++++ INFORMATION SUPPLIED

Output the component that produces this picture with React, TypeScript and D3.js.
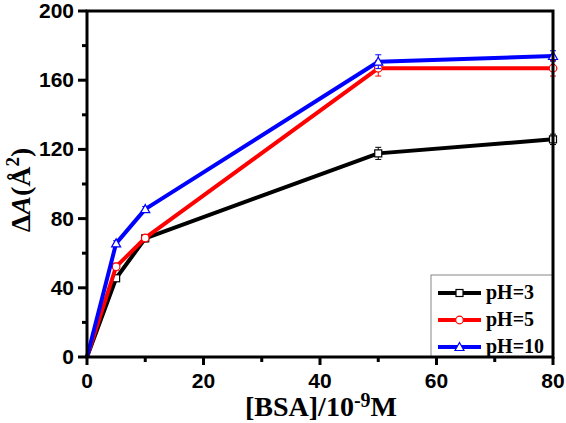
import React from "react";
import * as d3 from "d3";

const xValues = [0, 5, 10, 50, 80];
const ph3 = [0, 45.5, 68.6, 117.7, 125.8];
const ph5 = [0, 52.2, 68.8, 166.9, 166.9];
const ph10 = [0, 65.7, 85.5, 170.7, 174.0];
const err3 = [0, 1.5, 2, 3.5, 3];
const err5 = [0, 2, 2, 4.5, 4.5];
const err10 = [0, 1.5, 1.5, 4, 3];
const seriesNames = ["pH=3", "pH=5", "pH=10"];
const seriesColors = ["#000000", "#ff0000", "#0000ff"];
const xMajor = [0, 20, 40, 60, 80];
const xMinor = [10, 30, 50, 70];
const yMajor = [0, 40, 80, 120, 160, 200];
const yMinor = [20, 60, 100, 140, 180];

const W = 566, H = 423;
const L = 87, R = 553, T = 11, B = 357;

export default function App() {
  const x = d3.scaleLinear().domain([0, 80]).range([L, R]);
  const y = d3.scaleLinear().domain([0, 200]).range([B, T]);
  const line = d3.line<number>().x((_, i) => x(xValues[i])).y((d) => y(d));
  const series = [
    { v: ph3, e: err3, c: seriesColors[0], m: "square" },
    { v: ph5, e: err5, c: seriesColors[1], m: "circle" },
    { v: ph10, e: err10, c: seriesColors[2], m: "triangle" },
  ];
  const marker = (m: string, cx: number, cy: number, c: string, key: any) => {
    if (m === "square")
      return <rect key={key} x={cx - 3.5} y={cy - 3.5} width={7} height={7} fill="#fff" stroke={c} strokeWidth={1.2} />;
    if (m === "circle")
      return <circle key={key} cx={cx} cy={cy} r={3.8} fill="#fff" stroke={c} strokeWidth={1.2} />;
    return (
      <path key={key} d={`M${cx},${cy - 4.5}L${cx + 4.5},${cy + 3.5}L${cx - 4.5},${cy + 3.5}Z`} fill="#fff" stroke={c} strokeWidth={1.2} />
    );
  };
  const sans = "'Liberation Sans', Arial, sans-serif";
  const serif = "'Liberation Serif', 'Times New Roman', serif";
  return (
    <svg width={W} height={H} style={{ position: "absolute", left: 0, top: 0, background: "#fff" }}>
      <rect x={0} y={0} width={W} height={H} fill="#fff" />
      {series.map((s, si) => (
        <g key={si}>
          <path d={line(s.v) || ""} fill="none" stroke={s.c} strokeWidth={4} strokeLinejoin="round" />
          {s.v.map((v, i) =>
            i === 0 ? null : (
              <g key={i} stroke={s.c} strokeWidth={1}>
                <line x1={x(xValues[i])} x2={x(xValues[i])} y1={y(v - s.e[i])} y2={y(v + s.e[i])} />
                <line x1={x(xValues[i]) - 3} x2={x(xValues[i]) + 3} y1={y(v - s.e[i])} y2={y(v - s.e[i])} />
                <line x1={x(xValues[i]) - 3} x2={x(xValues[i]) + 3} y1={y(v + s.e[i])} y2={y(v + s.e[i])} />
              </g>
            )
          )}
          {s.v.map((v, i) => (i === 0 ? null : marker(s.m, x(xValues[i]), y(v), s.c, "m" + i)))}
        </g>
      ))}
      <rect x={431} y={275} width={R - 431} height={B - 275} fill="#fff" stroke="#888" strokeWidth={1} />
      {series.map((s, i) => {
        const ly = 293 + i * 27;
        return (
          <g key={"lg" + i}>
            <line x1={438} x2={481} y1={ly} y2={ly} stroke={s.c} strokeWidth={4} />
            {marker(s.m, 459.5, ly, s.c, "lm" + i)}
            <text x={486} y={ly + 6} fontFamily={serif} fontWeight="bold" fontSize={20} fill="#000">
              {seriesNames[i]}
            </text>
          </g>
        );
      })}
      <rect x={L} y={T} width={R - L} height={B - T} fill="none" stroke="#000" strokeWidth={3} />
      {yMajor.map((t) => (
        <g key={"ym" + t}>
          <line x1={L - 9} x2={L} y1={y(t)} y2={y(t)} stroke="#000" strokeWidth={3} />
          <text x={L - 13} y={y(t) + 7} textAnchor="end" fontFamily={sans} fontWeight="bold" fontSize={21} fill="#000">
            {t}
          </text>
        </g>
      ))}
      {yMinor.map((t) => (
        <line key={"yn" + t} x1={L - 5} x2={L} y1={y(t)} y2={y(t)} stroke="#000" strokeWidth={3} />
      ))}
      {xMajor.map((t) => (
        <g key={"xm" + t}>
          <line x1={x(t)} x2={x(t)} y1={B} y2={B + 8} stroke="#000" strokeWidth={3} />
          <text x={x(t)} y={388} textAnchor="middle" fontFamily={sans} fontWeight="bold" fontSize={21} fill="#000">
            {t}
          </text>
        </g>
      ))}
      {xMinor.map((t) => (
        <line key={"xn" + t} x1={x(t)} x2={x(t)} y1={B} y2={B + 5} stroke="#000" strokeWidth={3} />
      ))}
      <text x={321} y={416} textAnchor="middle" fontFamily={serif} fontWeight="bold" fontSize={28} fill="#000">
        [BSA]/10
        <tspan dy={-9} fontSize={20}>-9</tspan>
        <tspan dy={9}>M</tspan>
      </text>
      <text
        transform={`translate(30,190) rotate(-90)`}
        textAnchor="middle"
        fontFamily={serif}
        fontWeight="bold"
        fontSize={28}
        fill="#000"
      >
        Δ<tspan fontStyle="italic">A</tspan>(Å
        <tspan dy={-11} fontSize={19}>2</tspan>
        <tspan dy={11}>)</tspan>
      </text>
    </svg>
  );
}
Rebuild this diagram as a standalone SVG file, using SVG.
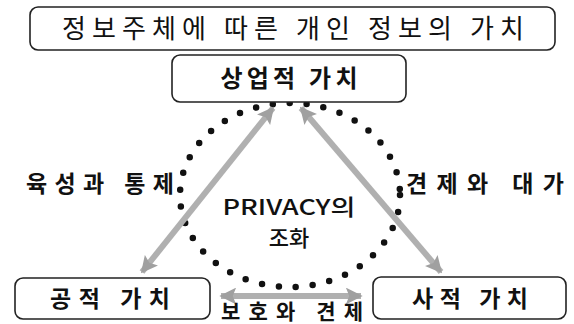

++++++++

* _EXERCISE OBJECTIVE_: Repeat the records above exactly, leaving out the pictures.

* _RESPONSE_:
Output the component that produces this picture with React, TypeScript and D3.js.
import React from "react";
import * as d3 from "d3";

const xValues = [0, 5, 10, 50, 80];
const ph3 = [0, 45.5, 68.6, 117.7, 125.8];
const ph5 = [0, 52.2, 68.8, 166.9, 166.9];
const ph10 = [0, 65.7, 85.5, 170.7, 174.0];
const err3 = [0, 1.5, 2, 3.5, 3];
const err5 = [0, 2, 2, 4.5, 4.5];
const err10 = [0, 1.5, 1.5, 4, 3];
const seriesNames = ["pH=3", "pH=5", "pH=10"];
const seriesColors = ["#000000", "#ff0000", "#0000ff"];
const xMajor = [0, 20, 40, 60, 80];
const xMinor = [10, 30, 50, 70];
const yMajor = [0, 40, 80, 120, 160, 200];
const yMinor = [20, 60, 100, 140, 180];

const W = 566, H = 423;
const L = 87, R = 553, T = 11, B = 357;

export default function App() {
  const x = d3.scaleLinear().domain([0, 80]).range([L, R]);
  const y = d3.scaleLinear().domain([0, 200]).range([B, T]);
  const line = d3.line<number>().x((_, i) => x(xValues[i])).y((d) => y(d));
  const series = [
    { v: ph3, e: err3, c: seriesColors[0], m: "square" },
    { v: ph5, e: err5, c: seriesColors[1], m: "circle" },
    { v: ph10, e: err10, c: seriesColors[2], m: "triangle" },
  ];
  const marker = (m: string, cx: number, cy: number, c: string, key: any) => {
    if (m === "square")
      return <rect key={key} x={cx - 3.5} y={cy - 3.5} width={7} height={7} fill="#fff" stroke={c} strokeWidth={1.2} />;
    if (m === "circle")
      return <circle key={key} cx={cx} cy={cy} r={3.8} fill="#fff" stroke={c} strokeWidth={1.2} />;
    return (
      <path key={key} d={`M${cx},${cy - 4.5}L${cx + 4.5},${cy + 3.5}L${cx - 4.5},${cy + 3.5}Z`} fill="#fff" stroke={c} strokeWidth={1.2} />
    );
  };
  const sans = "'Liberation Sans', Arial, sans-serif";
  const serif = "'Liberation Serif', 'Times New Roman', serif";
  return (
    <svg width={W} height={H} style={{ position: "absolute", left: 0, top: 0, background: "#fff" }}>
      <rect x={0} y={0} width={W} height={H} fill="#fff" />
      {series.map((s, si) => (
        <g key={si}>
          <path d={line(s.v) || ""} fill="none" stroke={s.c} strokeWidth={4} strokeLinejoin="round" />
          {s.v.map((v, i) =>
            i === 0 ? null : (
              <g key={i} stroke={s.c} strokeWidth={1}>
                <line x1={x(xValues[i])} x2={x(xValues[i])} y1={y(v - s.e[i])} y2={y(v + s.e[i])} />
                <line x1={x(xValues[i]) - 3} x2={x(xValues[i]) + 3} y1={y(v - s.e[i])} y2={y(v - s.e[i])} />
                <line x1={x(xValues[i]) - 3} x2={x(xValues[i]) + 3} y1={y(v + s.e[i])} y2={y(v + s.e[i])} />
              </g>
            )
          )}
          {s.v.map((v, i) => (i === 0 ? null : marker(s.m, x(xValues[i]), y(v), s.c, "m" + i)))}
        </g>
      ))}
      <rect x={431} y={275} width={R - 431} height={B - 275} fill="#fff" stroke="#888" strokeWidth={1} />
      {series.map((s, i) => {
        const ly = 293 + i * 27;
        return (
          <g key={"lg" + i}>
            <line x1={438} x2={481} y1={ly} y2={ly} stroke={s.c} strokeWidth={4} />
            {marker(s.m, 459.5, ly, s.c, "lm" + i)}
            <text x={486} y={ly + 6} fontFamily={serif} fontWeight="bold" fontSize={20} fill="#000">
              {seriesNames[i]}
            </text>
          </g>
        );
      })}
      <rect x={L} y={T} width={R - L} height={B - T} fill="none" stroke="#000" strokeWidth={3} />
      {yMajor.map((t) => (
        <g key={"ym" + t}>
          <line x1={L - 9} x2={L} y1={y(t)} y2={y(t)} stroke="#000" strokeWidth={3} />
          <text x={L - 13} y={y(t) + 7} textAnchor="end" fontFamily={sans} fontWeight="bold" fontSize={21} fill="#000">
            {t}
          </text>
        </g>
      ))}
      {yMinor.map((t) => (
        <line key={"yn" + t} x1={L - 5} x2={L} y1={y(t)} y2={y(t)} stroke="#000" strokeWidth={3} />
      ))}
      {xMajor.map((t) => (
        <g key={"xm" + t}>
          <line x1={x(t)} x2={x(t)} y1={B} y2={B + 8} stroke="#000" strokeWidth={3} />
          <text x={x(t)} y={388} textAnchor="middle" fontFamily={sans} fontWeight="bold" fontSize={21} fill="#000">
            {t}
          </text>
        </g>
      ))}
      {xMinor.map((t) => (
        <line key={"xn" + t} x1={x(t)} x2={x(t)} y1={B} y2={B + 5} stroke="#000" strokeWidth={3} />
      ))}
      <text x={321} y={416} textAnchor="middle" fontFamily={serif} fontWeight="bold" fontSize={28} fill="#000">
        [BSA]/10
        <tspan dy={-9} fontSize={20}>-9</tspan>
        <tspan dy={9}>M</tspan>
      </text>
      <text
        transform={`translate(30,190) rotate(-90)`}
        textAnchor="middle"
        fontFamily={serif}
        fontWeight="bold"
        fontSize={28}
        fill="#000"
      >
        Δ<tspan fontStyle="italic">A</tspan>(Å
        <tspan dy={-11} fontSize={19}>2</tspan>
        <tspan dy={11}>)</tspan>
      </text>
    </svg>
  );
}
Rebuild this diagram as a standalone SVG file, using SVG.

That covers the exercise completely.